BEGIN DATA BLOCK

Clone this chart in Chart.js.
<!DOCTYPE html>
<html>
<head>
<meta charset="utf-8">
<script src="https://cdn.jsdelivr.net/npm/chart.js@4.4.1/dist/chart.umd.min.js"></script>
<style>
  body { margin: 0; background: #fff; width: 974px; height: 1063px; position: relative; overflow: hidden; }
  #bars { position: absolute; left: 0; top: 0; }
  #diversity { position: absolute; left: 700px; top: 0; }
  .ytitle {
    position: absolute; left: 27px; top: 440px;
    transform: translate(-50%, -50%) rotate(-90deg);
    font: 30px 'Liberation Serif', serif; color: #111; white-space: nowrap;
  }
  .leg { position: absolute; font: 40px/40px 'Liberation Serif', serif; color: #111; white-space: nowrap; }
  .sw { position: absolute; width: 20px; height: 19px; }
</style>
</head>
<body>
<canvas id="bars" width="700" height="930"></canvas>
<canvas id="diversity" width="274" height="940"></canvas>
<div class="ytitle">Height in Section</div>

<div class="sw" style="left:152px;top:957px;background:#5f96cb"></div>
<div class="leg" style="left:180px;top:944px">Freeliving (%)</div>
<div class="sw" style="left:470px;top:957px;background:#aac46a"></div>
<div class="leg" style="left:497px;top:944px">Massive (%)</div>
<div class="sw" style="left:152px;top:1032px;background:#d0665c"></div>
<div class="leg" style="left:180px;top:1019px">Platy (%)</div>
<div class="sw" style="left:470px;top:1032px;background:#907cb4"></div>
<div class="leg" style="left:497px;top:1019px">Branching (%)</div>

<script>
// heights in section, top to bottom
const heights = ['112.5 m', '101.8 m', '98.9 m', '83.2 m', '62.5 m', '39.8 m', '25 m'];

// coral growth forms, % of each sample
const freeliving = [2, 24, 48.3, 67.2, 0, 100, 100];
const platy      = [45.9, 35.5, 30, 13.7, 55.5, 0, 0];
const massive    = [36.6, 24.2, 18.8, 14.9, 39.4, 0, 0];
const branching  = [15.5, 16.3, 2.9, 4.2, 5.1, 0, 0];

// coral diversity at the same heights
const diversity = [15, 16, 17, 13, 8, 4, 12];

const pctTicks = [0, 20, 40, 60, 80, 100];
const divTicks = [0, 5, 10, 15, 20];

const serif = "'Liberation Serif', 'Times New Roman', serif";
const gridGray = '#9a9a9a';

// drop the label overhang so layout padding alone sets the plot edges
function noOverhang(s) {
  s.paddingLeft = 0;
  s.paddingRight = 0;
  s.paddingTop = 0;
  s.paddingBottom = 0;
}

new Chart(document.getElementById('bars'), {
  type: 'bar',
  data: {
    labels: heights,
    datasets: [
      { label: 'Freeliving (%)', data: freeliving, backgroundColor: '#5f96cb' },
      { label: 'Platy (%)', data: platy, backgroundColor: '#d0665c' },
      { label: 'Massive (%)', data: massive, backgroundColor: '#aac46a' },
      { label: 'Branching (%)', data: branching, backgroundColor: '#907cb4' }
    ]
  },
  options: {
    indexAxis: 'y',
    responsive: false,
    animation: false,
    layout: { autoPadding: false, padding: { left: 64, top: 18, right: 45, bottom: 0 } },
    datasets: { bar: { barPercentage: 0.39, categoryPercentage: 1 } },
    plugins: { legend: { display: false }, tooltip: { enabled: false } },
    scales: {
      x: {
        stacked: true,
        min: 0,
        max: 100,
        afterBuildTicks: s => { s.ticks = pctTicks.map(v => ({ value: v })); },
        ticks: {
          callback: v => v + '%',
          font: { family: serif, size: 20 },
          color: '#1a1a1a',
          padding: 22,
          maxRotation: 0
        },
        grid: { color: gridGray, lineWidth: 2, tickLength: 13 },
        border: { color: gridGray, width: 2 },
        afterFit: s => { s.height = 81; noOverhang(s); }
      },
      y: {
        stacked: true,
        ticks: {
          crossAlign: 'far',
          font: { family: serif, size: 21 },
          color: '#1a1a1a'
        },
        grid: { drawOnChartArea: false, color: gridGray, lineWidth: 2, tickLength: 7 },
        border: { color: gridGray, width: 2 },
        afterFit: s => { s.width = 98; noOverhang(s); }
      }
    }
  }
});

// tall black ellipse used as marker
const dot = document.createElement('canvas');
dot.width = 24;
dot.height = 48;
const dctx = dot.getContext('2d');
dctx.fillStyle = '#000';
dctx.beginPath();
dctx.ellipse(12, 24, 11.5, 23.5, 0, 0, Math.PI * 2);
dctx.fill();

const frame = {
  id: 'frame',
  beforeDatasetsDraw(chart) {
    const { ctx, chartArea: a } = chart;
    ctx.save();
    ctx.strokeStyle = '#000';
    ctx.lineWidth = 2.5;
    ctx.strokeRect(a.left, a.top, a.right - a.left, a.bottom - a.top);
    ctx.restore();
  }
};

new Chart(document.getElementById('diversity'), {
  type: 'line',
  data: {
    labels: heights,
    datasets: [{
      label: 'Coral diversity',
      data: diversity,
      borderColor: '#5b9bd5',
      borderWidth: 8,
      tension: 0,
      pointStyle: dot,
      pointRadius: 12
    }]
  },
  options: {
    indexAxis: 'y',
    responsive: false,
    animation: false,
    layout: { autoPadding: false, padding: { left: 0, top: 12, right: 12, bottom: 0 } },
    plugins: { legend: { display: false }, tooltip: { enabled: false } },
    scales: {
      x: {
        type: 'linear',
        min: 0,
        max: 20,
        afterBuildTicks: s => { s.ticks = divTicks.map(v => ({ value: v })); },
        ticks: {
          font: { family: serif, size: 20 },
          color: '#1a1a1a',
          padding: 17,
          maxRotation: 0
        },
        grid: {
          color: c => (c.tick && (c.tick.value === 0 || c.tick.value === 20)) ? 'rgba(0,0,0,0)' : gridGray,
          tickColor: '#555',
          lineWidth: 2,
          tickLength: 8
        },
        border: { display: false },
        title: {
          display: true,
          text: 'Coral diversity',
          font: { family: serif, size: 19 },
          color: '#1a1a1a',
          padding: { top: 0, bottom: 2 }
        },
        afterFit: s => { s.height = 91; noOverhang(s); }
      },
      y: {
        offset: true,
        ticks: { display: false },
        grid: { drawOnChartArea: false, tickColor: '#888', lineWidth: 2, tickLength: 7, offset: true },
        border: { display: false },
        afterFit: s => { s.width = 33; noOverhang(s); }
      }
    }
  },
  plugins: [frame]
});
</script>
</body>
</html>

END DATA BLOCK

Begin with the first line of the data above and, please, print each line exactly until you have printed the line containing "const diversity = [15, 16, 17, 13, 8, 4, 12];"; print nothing else.

Clone this chart in Chart.js.
<!DOCTYPE html>
<html>
<head>
<meta charset="utf-8">
<script src="https://cdn.jsdelivr.net/npm/chart.js@4.4.1/dist/chart.umd.min.js"></script>
<style>
  body { margin: 0; background: #fff; width: 974px; height: 1063px; position: relative; overflow: hidden; }
  #bars { position: absolute; left: 0; top: 0; }
  #diversity { position: absolute; left: 700px; top: 0; }
  .ytitle {
    position: absolute; left: 27px; top: 440px;
    transform: translate(-50%, -50%) rotate(-90deg);
    font: 30px 'Liberation Serif', serif; color: #111; white-space: nowrap;
  }
  .leg { position: absolute; font: 40px/40px 'Liberation Serif', serif; color: #111; white-space: nowrap; }
  .sw { position: absolute; width: 20px; height: 19px; }
</style>
</head>
<body>
<canvas id="bars" width="700" height="930"></canvas>
<canvas id="diversity" width="274" height="940"></canvas>
<div class="ytitle">Height in Section</div>

<div class="sw" style="left:152px;top:957px;background:#5f96cb"></div>
<div class="leg" style="left:180px;top:944px">Freeliving (%)</div>
<div class="sw" style="left:470px;top:957px;background:#aac46a"></div>
<div class="leg" style="left:497px;top:944px">Massive (%)</div>
<div class="sw" style="left:152px;top:1032px;background:#d0665c"></div>
<div class="leg" style="left:180px;top:1019px">Platy (%)</div>
<div class="sw" style="left:470px;top:1032px;background:#907cb4"></div>
<div class="leg" style="left:497px;top:1019px">Branching (%)</div>

<script>
// heights in section, top to bottom
const heights = ['112.5 m', '101.8 m', '98.9 m', '83.2 m', '62.5 m', '39.8 m', '25 m'];

// coral growth forms, % of each sample
const freeliving = [2, 24, 48.3, 67.2, 0, 100, 100];
const platy      = [45.9, 35.5, 30, 13.7, 55.5, 0, 0];
const massive    = [36.6, 24.2, 18.8, 14.9, 39.4, 0, 0];
const branching  = [15.5, 16.3, 2.9, 4.2, 5.1, 0, 0];

// coral diversity at the same heights
const diversity = [15, 16, 17, 13, 8, 4, 12];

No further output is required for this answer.